Ahora al obispo le toca ver cómo se puede mantener y cuidar la iglesia con tanto primor como ellas lo están haciendo. Quién va a soportar la economía de la calefacción, la electricidad, la limpieza, los deterioros… que hasta ahora mantenían ellas. Qué laicos se pueden comprometer a visitar al Santísimo, pues muchas horas permanecían ellas, para que no se quedara solo. Quién va a atender a los pobres que tantas veces pasaban por su torno, y siempre tenían una palabra de comprensión y una pequeña ayuda compartida desde su pobreza. Es más fácil exigir que dar. Lo malo es que a veces algunos se creen con derechos que no les pertenece y que en silencio y sin pedir nada a cambio, ellas nos han ido dando con una sonrisa en los labios.

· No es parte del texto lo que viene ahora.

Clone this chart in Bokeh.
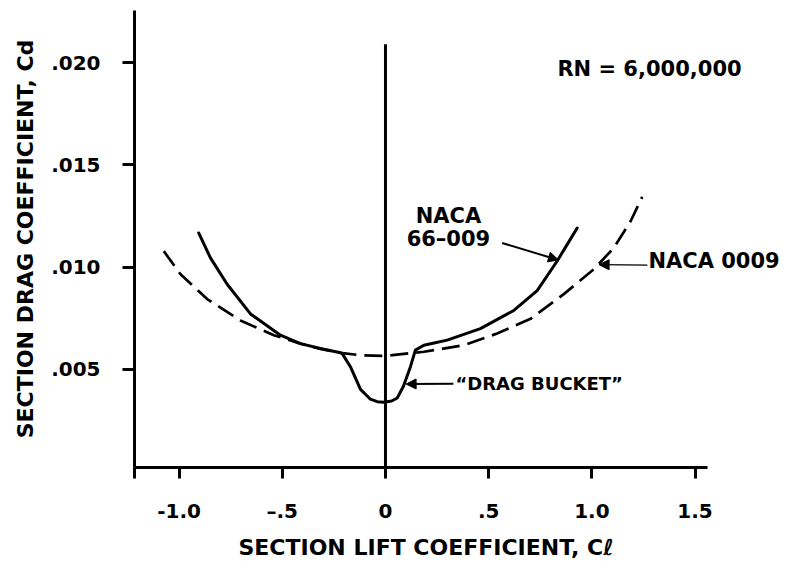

¡Adiós hermanas! Muchos en Teruel, los que os miran con ojos limpios, los que no piden nada a cambio, los que iban a encontraros en vuestro locutorio pidiendo un consejo o manifestando un desahogo, los que en la soledad de vuestro templo oían vuestras toses ocultas y se sentían acompañados como en un trocito de cielo, los que os han dado una limosna porque sabían que acabarían en mejores manos, los que han compartido sus fiestas familiares llevándoos unos pasteles, los que estábamos seguros de que rezabais por nosotros… todos, os echaremos de menos. Aunque sabemos que es una herida que sana.